Já se passou muito tempo, desde os idos de 1979. Relembro as batalhas que travei como estudante, depois no Parlamento por três mandatos sucessivos, que a restauração democrática dependia da anistia para todos os presos, condenados e exilados políticos e, finalmente, a instalação da Assembleia Nacional Constituinte.
Essas condições eram indispensáveis para a pacificação dos brasileiros que, por tantos anos, e unidos numa sólida aliança de forças, mobilizaram a Nação num espetáculo unânime de compromisso e solidariedade com os valores universais da liberdade e dos direitos humanos.
O continente democrático, ao qual Ulysses Guimarães, líder inconteste das Oposições ao regime ditatorial, sob o lema de “navegar é preciso” lograva alcançar, quando todos os brasileiros recobrasse seus direitos políticos fundamentais e a liberdade de expressão se encontrasse entre eles.
Ainda que estas magnas conquistas da sociedade nacional fossem alcançadas graças à mobilização popular, onde figuras excepcionais, como Teotônio Vilela e representantes da oposição parlamentar, as instituições representativas das Igrejas cristãs, os movimentos de classe, dos advogados aos demais estamentos da sociedade, todos irmanados no ideal democrático, não se excluiu ninguém do benefício da anistia.
Sob a liderança de Terezinha Zerbini e outros indômitos brasileiros, o movimento pela anistia realçou o caráter amplo, geral e irrestrito. Este instituto milenar da civilização foi saudado e recebido pelos brasileiros de todas as classes sociais e diferentes orientações política e cultural.

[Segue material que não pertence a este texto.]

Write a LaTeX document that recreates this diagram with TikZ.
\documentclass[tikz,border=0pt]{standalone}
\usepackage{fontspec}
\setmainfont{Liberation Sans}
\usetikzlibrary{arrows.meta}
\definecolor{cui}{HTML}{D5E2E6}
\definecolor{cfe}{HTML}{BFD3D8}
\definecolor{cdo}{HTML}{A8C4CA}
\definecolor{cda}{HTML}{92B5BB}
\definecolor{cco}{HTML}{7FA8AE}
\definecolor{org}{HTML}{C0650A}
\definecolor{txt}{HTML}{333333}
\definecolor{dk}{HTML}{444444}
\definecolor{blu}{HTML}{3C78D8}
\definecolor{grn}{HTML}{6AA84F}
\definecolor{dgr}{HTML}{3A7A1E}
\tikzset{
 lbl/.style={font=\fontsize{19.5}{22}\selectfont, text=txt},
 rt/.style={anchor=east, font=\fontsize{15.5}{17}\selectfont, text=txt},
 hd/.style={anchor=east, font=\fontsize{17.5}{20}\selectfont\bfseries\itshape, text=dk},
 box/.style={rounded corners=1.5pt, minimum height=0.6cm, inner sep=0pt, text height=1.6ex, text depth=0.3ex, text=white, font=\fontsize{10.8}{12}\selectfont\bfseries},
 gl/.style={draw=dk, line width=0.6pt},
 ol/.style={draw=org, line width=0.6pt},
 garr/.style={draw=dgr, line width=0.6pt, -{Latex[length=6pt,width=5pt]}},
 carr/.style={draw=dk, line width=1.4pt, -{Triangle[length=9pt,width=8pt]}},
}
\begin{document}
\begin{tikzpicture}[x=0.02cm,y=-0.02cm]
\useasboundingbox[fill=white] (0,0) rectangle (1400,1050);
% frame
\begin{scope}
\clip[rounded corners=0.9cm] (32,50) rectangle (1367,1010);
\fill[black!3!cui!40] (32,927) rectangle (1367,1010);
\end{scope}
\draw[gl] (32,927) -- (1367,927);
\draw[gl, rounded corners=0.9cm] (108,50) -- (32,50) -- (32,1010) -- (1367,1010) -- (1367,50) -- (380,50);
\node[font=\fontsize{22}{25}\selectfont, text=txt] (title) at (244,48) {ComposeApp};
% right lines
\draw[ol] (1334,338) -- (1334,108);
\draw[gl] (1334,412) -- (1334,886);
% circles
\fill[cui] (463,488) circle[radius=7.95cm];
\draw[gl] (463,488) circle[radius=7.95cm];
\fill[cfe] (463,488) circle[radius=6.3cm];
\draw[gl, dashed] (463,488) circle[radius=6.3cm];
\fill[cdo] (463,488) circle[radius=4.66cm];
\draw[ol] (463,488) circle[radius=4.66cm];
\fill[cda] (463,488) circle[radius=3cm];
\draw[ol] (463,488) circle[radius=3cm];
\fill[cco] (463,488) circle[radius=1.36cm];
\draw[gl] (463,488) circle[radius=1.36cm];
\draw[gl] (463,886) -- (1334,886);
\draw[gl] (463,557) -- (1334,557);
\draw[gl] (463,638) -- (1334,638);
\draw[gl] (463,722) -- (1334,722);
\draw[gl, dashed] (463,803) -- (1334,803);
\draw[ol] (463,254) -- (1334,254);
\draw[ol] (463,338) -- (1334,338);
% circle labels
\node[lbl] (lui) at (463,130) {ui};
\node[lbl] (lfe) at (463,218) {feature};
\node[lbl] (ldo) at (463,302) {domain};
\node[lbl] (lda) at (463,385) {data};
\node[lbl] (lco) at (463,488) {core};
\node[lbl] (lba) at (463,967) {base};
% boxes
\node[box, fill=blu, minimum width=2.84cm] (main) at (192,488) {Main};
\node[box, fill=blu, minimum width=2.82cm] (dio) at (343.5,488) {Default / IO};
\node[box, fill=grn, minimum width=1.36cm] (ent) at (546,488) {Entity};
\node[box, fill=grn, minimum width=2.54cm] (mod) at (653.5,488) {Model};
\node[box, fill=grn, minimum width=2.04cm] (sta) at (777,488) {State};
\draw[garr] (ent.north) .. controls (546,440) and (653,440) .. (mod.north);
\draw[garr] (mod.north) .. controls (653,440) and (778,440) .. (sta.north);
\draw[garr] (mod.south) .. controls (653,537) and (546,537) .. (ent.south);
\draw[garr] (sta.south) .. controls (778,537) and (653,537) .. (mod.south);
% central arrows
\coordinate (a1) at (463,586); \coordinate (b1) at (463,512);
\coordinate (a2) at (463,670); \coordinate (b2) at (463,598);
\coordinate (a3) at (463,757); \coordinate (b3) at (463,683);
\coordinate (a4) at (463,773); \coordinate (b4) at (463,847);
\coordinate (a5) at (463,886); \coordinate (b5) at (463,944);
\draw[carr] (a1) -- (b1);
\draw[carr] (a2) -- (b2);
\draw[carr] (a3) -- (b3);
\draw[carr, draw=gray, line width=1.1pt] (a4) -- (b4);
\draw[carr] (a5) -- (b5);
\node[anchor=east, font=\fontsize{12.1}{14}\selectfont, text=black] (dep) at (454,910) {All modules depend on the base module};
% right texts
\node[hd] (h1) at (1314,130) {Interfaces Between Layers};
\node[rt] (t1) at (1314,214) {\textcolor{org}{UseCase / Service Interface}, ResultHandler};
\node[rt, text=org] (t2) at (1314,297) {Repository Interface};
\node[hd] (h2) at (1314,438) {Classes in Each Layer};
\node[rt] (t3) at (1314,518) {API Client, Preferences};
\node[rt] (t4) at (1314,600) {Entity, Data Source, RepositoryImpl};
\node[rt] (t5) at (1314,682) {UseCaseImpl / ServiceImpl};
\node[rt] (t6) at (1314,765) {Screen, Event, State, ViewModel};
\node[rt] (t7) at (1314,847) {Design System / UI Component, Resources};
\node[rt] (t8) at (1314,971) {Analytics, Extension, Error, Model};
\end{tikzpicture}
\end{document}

Um movimento dessa envergadura, contudo, sofreu restrições e terminou, a fim de que o processo democrático não sofresse interrupções ou abalos, estendendo o “perdão” aos criminosos do regime de terror e violências que a Nação acabara de soterrar. O Brasil assimilou a tragédia da História e a todo custo e por todos os meios ainda estamos aprendendo a lição, a de jamais repetir os horrores do passado e de não permitir o que, na atualidade, exprime a brutalidade totalitária que se expande entre nós.
Ainda há pouco vi um vídeo protagonizado por Eliana Paiva, filha de Rubens e Eunice Paiva, cuja história de toda família está sendo conhecida pelo povo brasileiro, através do filme Ainda Estou Aqui, dirigido por Walter Salles e com a participação da premiada atriz Fernanda Torres. O filme, como todos sabem, retrata, em comoventes imagens, o drama vivido pela família com o desaparecimento e o assassinato de Rubens Paiva, executado por militares integrantes da repressão do regime.

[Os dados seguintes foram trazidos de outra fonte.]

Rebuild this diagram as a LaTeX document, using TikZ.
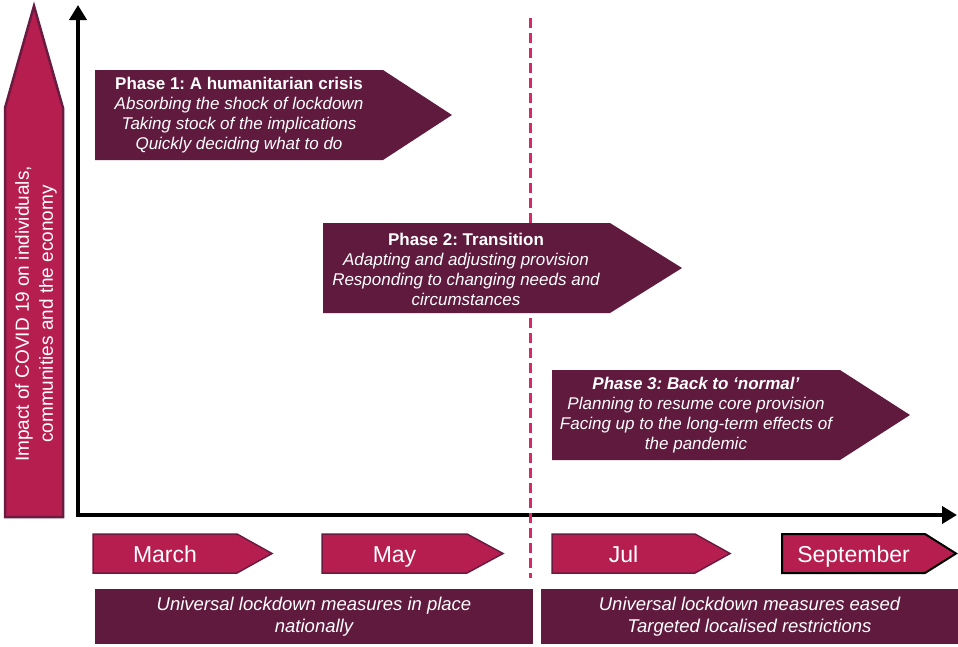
\documentclass[tikz,border=0pt]{standalone}
\usepackage{fontspec}
\setmainfont{Liberation Sans}
\usepackage{xcolor}
\usetikzlibrary{arrows.meta}
\definecolor{PhMaroon}{HTML}{5F1A3E}
\definecolor{PhCrimson}{HTML}{B71E50}
\definecolor{PhEdge}{HTML}{6A1B3F}
\definecolor{PhDash}{HTML}{D62A68}
\frenchspacing

\begin{document}
\begin{tikzpicture}[x=1pt,y=-1pt,
  phasetext/.style={text=white,align=center,font=\fontsize{17}{20}\selectfont},
  monthbox/.style={fill=PhCrimson,draw=PhEdge,line width=1.5pt,line join=miter},
  monthtext/.style={text=white,text height=16pt,text depth=5pt,font=\fontsize{23}{26}\selectfont},
  bartext/.style={text=white,align=center,font=\fontsize{18.5}{22}\selectfont\itshape}]
\path[use as bounding box] (0,0) rectangle (958,646);
\fill[white] (0,0) rectangle (958,646);
% impact arrow on the left
\filldraw[fill=PhCrimson,draw=PhEdge,line width=2.5pt,line join=miter] (5,517) -- (5,108) -- (34,6) -- (63,108) -- (63,517) -- cycle;
\node[rotate=90,text=white,align=center,font=\fontsize{19}{24}\selectfont] (impact) at (36,314) {Impact of COVID 19 on individuals,\\communities and the economy};
% axes
\coordinate (origin) at (78,515);
\coordinate (ytop) at (78,5);
\coordinate (xend) at (957,515);
\draw[line width=4.5pt,line join=miter,{Triangle[length=15pt,width=17pt]}-{Triangle[length=15pt,width=17pt]}] (ytop) -- (origin) -- (xend);
% dashed divider
\coordinate (divtop) at (530,18);
\coordinate (divbot) at (530,578);
\draw[PhDash,line width=3pt,dash pattern=on 10pt off 5pt] (divtop) -- (divbot);
% phase 1
\fill[PhMaroon] (95,70) -- (383,70) -- (452,115) -- (383,160) -- (95,160) -- cycle;
\node[phasetext] (phaseone) at (239,115) {\textbf{Phase 1: A humanitarian crisis}\\\itshape Absorbing the shock of lockdown\\\itshape Taking stock of the implications\\\itshape Quickly deciding what to do};
% phase 2
\fill[PhMaroon] (323,223) -- (610,223) -- (682,268) -- (610,313) -- (323,313) -- cycle;
\node[phasetext] (phasetwo) at (466,269) {\textbf{Phase 2: Transition}\\\itshape Adapting and adjusting provision\\\itshape Responding to changing needs and\\\itshape circumstances};
% phase 3
\fill[PhMaroon] (552,370) -- (840,370) -- (910,415) -- (840,460) -- (552,460) -- cycle;
\node[phasetext] (phasethree) at (696,415) {\textbf{\itshape Phase 3: Back to `normal'}\\\itshape Planning to resume core provision\\\itshape Facing up to the long-term effects of\\\itshape the pandemic};
% months
\filldraw[monthbox] (93,534) -- (237,534) -- (272,553.5) -- (237,573) -- (93,573) -- cycle;
\node[monthtext] (march) at (165,557) {March};
\filldraw[monthbox] (322,534) -- (467,534) -- (503,553.5) -- (467,573) -- (322,573) -- cycle;
\node[monthtext] (may) at (394.5,557) {May};
\filldraw[monthbox] (552,534) -- (695,534) -- (730,553.5) -- (695,573) -- (552,573) -- cycle;
\node[monthtext] (jul) at (623.5,557) {Jul};
\filldraw[monthbox,draw=black,line width=2pt] (782,534) -- (925,534) -- (956,553.5) -- (925,573) -- (782,573) -- cycle;
\node[monthtext] (september) at (853.5,557) {September};
% lockdown bars
\fill[PhMaroon] (95,589) rectangle (533,644);
\node[bartext] (lockin) at (314,616.5) {Universal lockdown measures in place\\nationally};
\fill[PhMaroon] (541,589) rectangle (958,644);
\node[bartext] (lockeased) at (749.5,616.5) {Universal lockdown measures eased\\Targeted localised restrictions};
\end{tikzpicture}
\end{document}
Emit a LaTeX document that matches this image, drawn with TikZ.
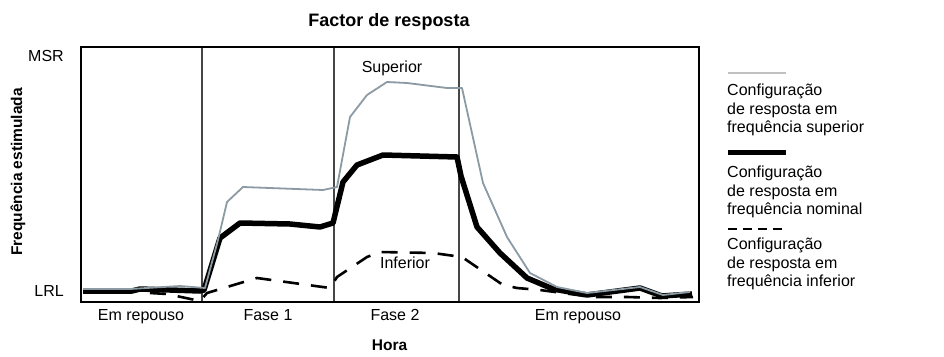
\documentclass[tikz,border=0pt]{standalone}
\usepackage{fontspec}
\setmainfont{Liberation Sans}
\usetikzlibrary{positioning,calc}

\definecolor{supgrey}{RGB}{140,154,164}
\definecolor{leggrey}{RGB}{192,192,192}
\definecolor{divgrey}{RGB}{70,70,70}

\begin{document}
\begin{tikzpicture}[x=1pt, y=-1pt]
	\useasboundingbox (0,0) rectangle (944,356);
	\begin{scope}
		\tikzstyle{every node}=[align=center, inner sep=0pt, font=\fontsize{16}{18.3}\selectfont]
		\tikzstyle{bold}=[font=\fontsize{15.5}{18}\selectfont\bfseries]
		\tikzstyle{nominal}=[black, line width=5.5pt, line join=round]
		\tikzstyle{superior}=[supgrey, line width=1.8pt, line join=round]
		\tikzstyle{inferior}=[black, line width=2.6pt, dash pattern=on 16pt off 12pt]

		% frame and phases
		\coordinate (tl) at (81,47);
		\coordinate (br) at (699,302);
		\foreach \x [count=\i] in {202,334,459} {
			\coordinate (dt\i) at (\x,47);
			\coordinate (db\i) at (\x,302);
			\draw [divgrey, line width=1.2pt] (dt\i) -- (db\i);
		}

		% curves
		\draw [nominal] plot coordinates {(83,291) (132,291) (140,289) (200,291) (204,290)
			(220,238) (240,223) (290,224) (320,227) (333,223) (343,182) (357,165) (383,155)
			(457,157) (461,176) (477,227) (500,253) (527,278) (553,289) (587,295) (640,288)
			(662,296) (692,294)};
		\draw [superior] plot coordinates {(83,289) (130,289) (180,286) (205,288) (218,240)
			(227,202) (243,187) (323,190) (337,187) (350,117) (367,95) (387,82) (407,83)
			(447,88) (462,88) (483,183) (507,237) (530,273) (557,287) (587,293) (640,287)
			(663,295) (690,292)};
		\draw [inferior] plot coordinates {(150,293) (167,294) (200,301) (207,293) (257,278)
			(330,288) (337,277) (367,257) (380,252) (433,253) (462,257) (503,285) (517,288)
			(540,290) (593,297) (627,297) (660,298) (693,297)};

		\draw [black, line width=2.6pt] (tl) rectangle (br);

		% labels
		\node [font=\fontsize{18}{20}\selectfont\bfseries, anchor=base] (title) at (389,27) {Factor de resposta};
		\node [anchor=base east] (msr) at (64,61) {MSR};
		\node [anchor=base east] (lrl) at (64,296.5) {LRL};
		\node [bold, rotate=90] (freq) at (18,172) {Frequência estimulada};
		\node [anchor=base] (sup) at (392,72.5) {Superior};
		\node [anchor=base] (inf) at (405,268.5) {Inferior};

		\node [anchor=base] (rep1) at (141,320.5) {Em repouso};
		\node [anchor=base] (fase1) at (268,320.5) {Fase 1};
		\node [anchor=base] (fase2) at (395,320.5) {Fase 2};
		\node [anchor=base] (rep2) at (578,320.5) {Em repouso};
		\node [bold, anchor=base] (hora) at (389.5,350) {Hora};

		% legend
		\node [anchor=north west, align=left] (legsup) at (727,84) {Configuração\\de resposta em\\frequência superior};
		\node [anchor=north west, align=left] (legnom) at (727,166) {Configuração\\de resposta em\\frequência nominal};
		\node [anchor=north west, align=left] (leginf) at (727,238) {Configuração\\de resposta em\\frequência inferior};
		\draw [leggrey, line width=2.4pt] ($(legsup.north west)+(1,-11)$) -- ++(58,0);
		\draw [black, line width=5pt] ($(legnom.north west)+(1,-13.5)$) -- ++(58,0);
		\draw [black, line width=2.6pt, dash pattern=on 9pt off 6pt] ($(leginf.north west)+(1,-9)$) -- ++(56,0);
	\end{scope}
\end{tikzpicture}
\end{document}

Nada mais expressivo do que Hanna Arendt denominou como a “banalidade do mal”, tantas vezes praticado pela sanha assassina de um regime que abandonou a lei e o respeito à vida humana, para sacrificar os valores mais caros da nossa civilização. Covarde e cruel, o regime impôs a uma família um sofrimento permanente, que o êxito do filme está longe de resgatar, ainda que advirta a todos sobre os males impagáveis do crime e do terrorismo de Estado.
Eliana Paiva descreveu a humilhação e o sofrimento a que foi submetida no cárcere, com palavras tão verdadeiras e chocantes, que pronunciadas agora, é se cada um de nós fossemos as vítimas dessa brutalidade, desses crimes e dessa época tenebrosa.
Confesso, humildemente, que não foram outros os meus sentimentos quando presenciei ao vivo o depoimento de uma mulher, mãe de seis filhos menores, esposa de um dos presos condenados pelo STF por supostos crimes cometidos em oito de janeiro, que o único recurso financeiro de que dispunha é o seu salário de servidora pública, com o qual pretendia assegurar o sustento da sua família. Por ordem do Ministro Alexandre de Moraes seu salário foi bloqueado e ela foi impedida de receber a sua parca remuneração, violando o princípio elementar do direito penal, segundo o qual uma penalidade, ainda que acessória, não pode ultrapassar o réu da ação penal. Vive essa família da ajuda e colaboração de terceiros, a fim de evitar que seus filhos pequenos morram de fome.
A tortura mascara os seus métodos, diferentes, mas dolorosos e cruéis. A anistia ampla, geral e irrestrita é o caminho para a recuperar a justiça e a liberdade do povo brasileiro.